Site icon Alpha Edge Investing

DBS: Sino Land Co Ltd – BUY TP HK$12.00

Company Update: Strong project launch pipeline

In 1HFY22, Sino Land achieved contracted sales of HK$6.5bn in Hong Kong. The bulk came from the sale of La Marina (Wong Chuk Hang Station Package 2), an equally owned joint venture with Kerry Properties. Since its initial launch in Aug 21, about 483 units have been presold for c.HK$11.7bn or HK$35,700psf on average. 

Inventory sales of One SOHO in Mong Kok and Silversands in Ma On Shan are progressing well with >58% and >67% of their respective units being taken up. Elsewhere, about 47% of 1,437 units at Grand Victoria in Cheung Sha Wan has been presold for >HK$9bn since its initial launch in Mar-21. In Dec-21, Sino Land increased its stake in this project to 29.25% after acquiring a 6.75% stake from its project partner, Shimao Group (813 HK). Silversands, Grand Victoria and St. George’s Mansions are scheduled for completion in FY23 while One SOHO and La Marina are slated for completion in FY24.

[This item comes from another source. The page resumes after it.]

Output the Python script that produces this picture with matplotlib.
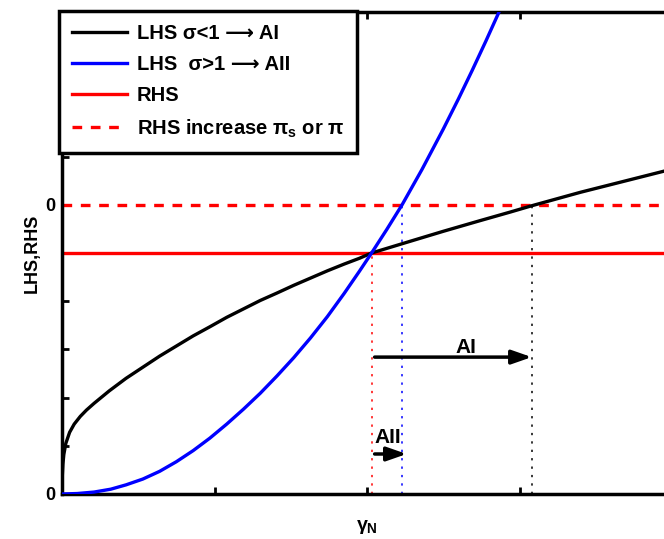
# sketch of LHS/RHS equilibrium diagram
import matplotlib
matplotlib.use("Agg")
import matplotlib.pyplot as plt

plt.rcParams['font.family'] = ['Liberation Sans', 'DejaVu Sans']
plt.rcParams['font.weight'] = 'bold'
plt.rcParams['mathtext.fontset'] = 'custom'
plt.rcParams['mathtext.rm'] = 'Liberation Sans'
plt.rcParams['mathtext.it'] = 'Liberation Sans'
plt.rcParams['mathtext.bf'] = 'Liberation Sans:bold'

# LHS, sigma < 1 (concave)
black_x = [0.0, 0.002, 0.006, 0.012, 0.025, 0.05, 0.08, 0.12, 0.16, 0.21, 0.31, 0.42,
           0.53, 0.64, 0.75, 0.86, 0.97, 1.08, 1.19, 1.30, 1.41, 1.52, 1.63, 1.74,
           1.85, 1.95, 2.03, 2.28, 2.50, 2.74, 2.94, 3.08, 3.40, 3.70, 3.95, 4.0]
black_y = [0.0, 0.38, 0.62, 0.82, 1.05, 1.28, 1.45, 1.61, 1.74, 1.88, 2.14, 2.40,
           2.63, 2.86, 3.07, 3.28, 3.47, 3.665, 3.84, 4.015, 4.17, 4.33, 4.48, 4.63,
           4.77, 4.89, 5.0, 5.24, 5.45, 5.67, 5.85, 5.98, 6.26, 6.50, 6.70, 6.74]

# LHS, sigma > 1 (convex)
blue_x = [0.0, 0.10, 0.21, 0.32, 0.42, 0.53, 0.64, 0.75, 0.86, 0.97, 1.08, 1.19, 1.30,
          1.41, 1.52, 1.63, 1.74, 1.85, 1.95, 2.03, 2.13, 2.23, 2.36, 2.50, 2.60, 2.69,
          2.78, 2.87, 2.95]
blue_y = [0.0, 0.01, 0.04, 0.10, 0.19, 0.31, 0.47, 0.67, 0.90, 1.16, 1.45, 1.76, 2.09,
          2.45, 2.83, 3.24, 3.68, 4.16, 4.62, 5.0, 5.49, 6.0, 6.73, 7.57, 8.20, 8.79,
          9.40, 10.03, 10.6]

rhs = 5.0
rhs_up = 6.0

x_eq = 2.03   # old equilibrium
x_AII = 2.23  # new equilibrium sigma > 1
x_AI = 3.08   # new equilibrium sigma < 1

arrow_AI_y = 2.84
arrow_AII_y = 0.83

fig = plt.figure(figsize=(6.64, 5.39), dpi=100)
ax = fig.add_axes([62 / 664, 45 / 539, 610 / 664, 482 / 539])

ax.plot(black_x, black_y, color='black', lw=2.4, label='LHS σ<1 ⟶ AI', zorder=3)
ax.plot(blue_x, blue_y, color='blue', lw=2.4, label='LHS  σ>1 ⟶ AII', zorder=3)
ax.axhline(rhs, color='red', lw=2.4, label='RHS', zorder=2)
ax.axhline(rhs_up, color='red', lw=2.4, ls=(0, (2.9, 2.6)),
           label=r'RHS increase $\pi_\mathbf{s}$ or $\pi$', zorder=2)

dots = (0, (1.5, 4))
ax.plot([x_eq, x_eq], [0, rhs], color='red', lw=1.1, ls=dots)
ax.plot([x_AII, x_AII], [0, rhs_up], color='blue', lw=1.1, ls=dots)
ax.plot([x_AI, x_AI], [0, rhs_up], color='black', lw=1.1, ls=dots)

arrowprops = dict(arrowstyle='-|>,head_length=1.2,head_width=0.42', color='black', lw=2.5,
                  shrinkA=0, shrinkB=0)
ax.annotate('', xy=(x_AI, arrow_AI_y), xytext=(x_eq + 0.02, arrow_AI_y), arrowprops=arrowprops)
ax.annotate('', xy=(x_AII + 0.03, arrow_AII_y), xytext=(x_eq + 0.02, arrow_AII_y), arrowprops=arrowprops)
ax.text(2.65, 2.93, 'AI', fontsize=15, fontweight='bold', ha='center', va='baseline')
ax.text(x_eq + 0.02, 1.06, 'AII', fontsize=15, fontweight='bold', ha='left', va='baseline')

ax.set_xlim(0, 4)
ax.set_ylim(0, 10)
ax.set_xticks([0, 1, 2, 3, 4])
ax.set_xticklabels([])
ax.set_yticks(range(11))
ax.set_yticklabels(['0', '', '', '', '', '', '0', '', '', '', ''])
ax.tick_params(direction='in', length=5, width=2, labelsize=13, top=True, right=True, pad=5)
for s in ax.spines.values():
    s.set_linewidth(2.5)

ax.set_xlabel(r'$\gamma_\mathbf{N}$', fontsize=14, labelpad=12)
ax.set_ylabel('LHS,RHS', fontsize=13, fontweight='bold', labelpad=3)

leg = ax.legend(loc='upper left', bbox_to_anchor=(-3 / 610, 1 + 1 / 482), borderaxespad=0,
                fancybox=False, framealpha=1, edgecolor='black', fontsize=14.5,
                handlelength=2.75, handletextpad=0.45, labelspacing=0.6, borderpad=0.65)
leg.get_frame().set_linewidth(2.5)
for t in leg.get_texts():
    t.set_fontweight('bold')

fig.savefig('out.png', dpi=100)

In 1HFY22, Sino Land handed over >90% of its units at Mayfair by the Sea 8 in Tai Po, which has been virtually sold out. High-margin Grand Central in Kwun Tong should continue to contribute to the company’s near-term development earnings.

Sino Land has obtained the pre-sale consent for One Central Place in Central, a joint venture with URA, which contains 121 units with a GFA of 84,261sf. Given its close proximity to the CBD, this residential development should be well sought after when it goes on sale in 1Q22. Other projects earmarked for pre-sale in 2022 are strategically located adjacent to MTR stations with strong transportation connectivity. Ph 1A of Kam Sheung Road Station Package One (715 units) is pending sales approval. Lohas Park Package 11 and Wong Chuk Hang Station Package 4 are expected to be released into the market in 2H22. 

Prior to the recent spread of Omicron, retail tenant sales recovered in 1HFY22. Rental relief was substantially reduced and decline on rental renewal has been stabilising. Sino Land also revamped the trade mix of Tuen Mun Town Plaza with the introduction of beauty zone. On the other hand, office leasing remains challenging with negative rental reversion working its way through the company’s office portfolio.

Despite sequential improvements led by staycation demand and improved F&B business, Conrad Hotel should remain in the red. Singapore hotels fare better aided by the government’s relaxation of travel restrictions. The Fullerton Ocean Park Hotel Hong Kong plans to have a soft opening in 1H22.

Despite the acquisition of 20% stake in a residential/commercial site in Singapore, we estimate Sino Land still sits on a net cash holding of c.HK$38bn. This places the company in an advantageous position in land banking. Focus remains in Hong Kong and the Greater Bay Area.

The stock is trading at a 59% discount to our appraised current NAV. Excluding the net cash holding, the remaining stub is trading at a 74% discount. Valuation is by no means expensive. Successful presales should help lock in future development profit, suggesting high earnings visibility. The planned project launch should attract market interest given their well-chosen locations. BUY with HK$12.0 TP, based on 50% discount to Dec-2022 NAV estimate.